The U.N. Security Council is holding a rare Saturday session to discuss imposing possible sanctions against the government of Libyan leader Moammar Gadhafi in a bid to end his bloody crackdown on anti-government protesters.
The 15-member council is behind closed doors discussing measures that could include a comprehensive arms embargo, travel bans and asset freezes against Colonel Gadhafi and his regime.
The draft text also lays the groundwork for referring the situation in Libya to the prosecutor at the International Criminal Court at The Hague, who would investigate whether possible war crimes or crimes against humanity have taken place during the uprising.
Diplomats said there is generally a commonality of views on what should be in the final resolution, but the language about the ICC could be a potential sticking point and might have to be refined.
Political experts from the 15 member countries met early Saturday morning to revise the draft text, which was written by Britain, France, Germany and the United States. Ambassadors then began discussion of the edited text around mid-day.
As he arrived at the meeting, Germany’s U.N. Ambassador Peter Wittig told reporters that he believes the full council is in agreement that they want "swift and quick action" on the matter.

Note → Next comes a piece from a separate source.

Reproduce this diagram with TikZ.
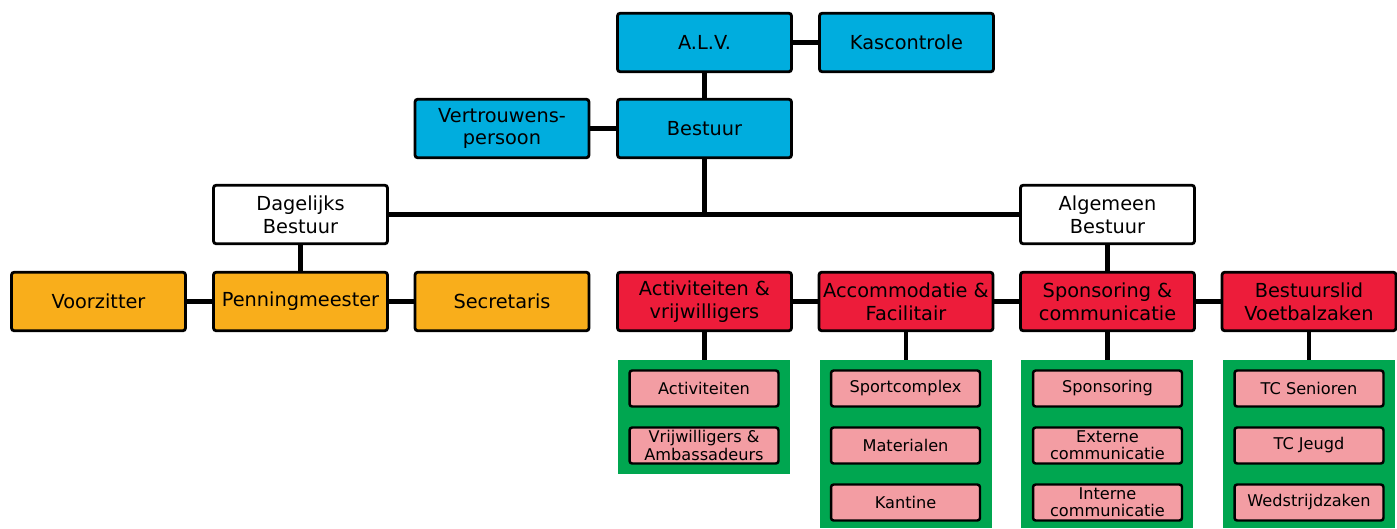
\documentclass[tikz,border=0pt]{standalone}
\usepackage{fontspec}
\setmainfont{DejaVu Sans}
\usetikzlibrary{positioning}

\definecolor{blauw}{RGB}{0,173,222}
\definecolor{oranje}{RGB}{249,174,27}
\definecolor{rood}{RGB}{237,28,58}
\definecolor{roze}{RGB}{243,157,163}
\definecolor{groen}{RGB}{0,166,80}

\begin{document}
\begin{tikzpicture}[x=0.02cm,y=-0.02cm]
            \tikzstyle{box}=[rectangle,rounded corners=1.5pt,line width=1.6pt,draw,align=center,
                             minimum width=3.48cm,minimum height=1.17cm,inner sep=1pt,
                             font=\fontsize{11}{13}\selectfont]
            \tikzstyle{link}=[line width=2.8pt]

            \tikzstyle{B}=[box,fill=blauw]     % bestuur
            \tikzstyle{W}=[box,fill=white]     % dagelijks / algemeen
            \tikzstyle{O}=[box,fill=oranje]    % dagelijks bestuur
            \tikzstyle{R}=[box,fill=rood]      % algemeen bestuur
            \tikzstyle{P}=[box,fill=roze,minimum width=2.98cm,minimum height=0.72cm,
                           line width=1.4pt,font=\fontsize{9.2}{9.8}\selectfont]  % commissie
            \tikzstyle{G}=[rectangle,fill=groen,minimum width=3.44cm,inner sep=0pt]

            \useasboundingbox (0,0) rectangle (1397,528);

            \node[B] (alv)  at (704.5, 42.5) {A.L.V.};
            \node[B] (kas)  at (906.5, 42.5) {Kascontrole};
            \node[B] (vp)   at (502,  128.5) {Vertrouwens-\\persoon};
            \node[B] (best) at (704.5,128.5) {Bestuur};

            \node[W] (dag) at ( 300.5,214.5) {Dagelijks\\Bestuur};
            \node[W] (alg) at (1107.5,214.5) {Algemeen\\Bestuur};

            \node[O] (voor) at ( 98.5,301.5) {Voorzitter};
            \node[O] (penn) at (300.5,301.5) {Penningmeester};
            \node[O] (secr) at (502,  301.5) {Secretaris};

            \node[R] (act)  at ( 704.5,301.5) {Activiteiten \&\\vrijwilligers};
            \node[R] (acc)  at ( 906,  301.5) {Accommodatie \&\\Facilitair};
            \node[R] (spon) at (1107.5,301.5) {Sponsoring \&\\communicatie};
            \node[R] (bvz)  at (1309,  301.5) {Bestuurslid\\Voetbalzaken};

            % groene vlakken
            \node[G,minimum height=2.28cm] (g1) at ( 704,417) {};
            \node[G,minimum height=3.36cm] (g2) at ( 906,444) {};
            \node[G,minimum height=3.36cm] (g3) at (1107,444) {};
            \node[G,minimum height=3.36cm] (g4) at (1309,444) {};

            \node[P] (p11) at ( 704,  388.5) {Activiteiten};
            \node[P] (p12) at ( 704,  445.5) {Vrijwilligers \&\\Ambassadeurs};
            \node[P] (p21) at ( 905.5,388.5) {Sportcomplex};
            \node[P] (p22) at ( 905.5,445.5) {Materialen};
            \node[P] (p23) at ( 905.5,502.5) {Kantine};
            \node[P] (p31) at (1107.5,388.5) {Sponsoring};
            \node[P] (p32) at (1107.5,445.5) {Externe\\communicatie};
            \node[P] (p33) at (1107.5,502.5) {Interne\\communicatie};
            \node[P] (p41) at (1309,  388.5) {TC Senioren};
            \node[P] (p42) at (1309,  445.5) {TC Jeugd};
            \node[P] (p43) at (1309,  502.5) {Wedstrijdzaken};

            \draw[link] (alv) -- (kas);
            \draw[link] (alv) -- (best);
            \draw[link] (vp) -- (best);
            \draw[link] (dag) -- (alg);
            \draw[link] (best) -- (best |- dag);
            \draw[link] (dag) -- (penn);
            \draw[link] (voor) -- (penn);
            \draw[link] (penn) -- (secr);
            \draw[link] (alg) -- (spon);
            \draw[link] (act) -- (acc);
            \draw[link] (acc) -- (spon);
            \draw[link] (spon) -- (bvz);
            \draw[link] (act) -- (act |- g1.north);
            \draw[link] (acc) -- (acc |- g2.north);
            \draw[link] (spon) -- (spon |- g3.north);
            \draw[link] (bvz) -- (bvz |- g4.north);
        \end{tikzpicture}
\end{document}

"I think we owe that to the Libyan people. We have heard the call yesterday of the Ambassador. I think it is important that this council decides strong and clear measures according to Chapter 7. And I think for us [Germany], it is important to stop the violence and see to it that there is accountability for the perpetrators who have committed those incredible human rights violations," he said.
Under Chapter 7 of the U.N. Charter, the Security Council has the authority to take military and non-military action to restore international peace and security.
During an emergency meeting of the council on Friday, Libyan Ambassador Abd al-rahman Shalgham made an emotional and impassioned plea to the council to adopt a strong resolution to end the bloodshed and "save Libya."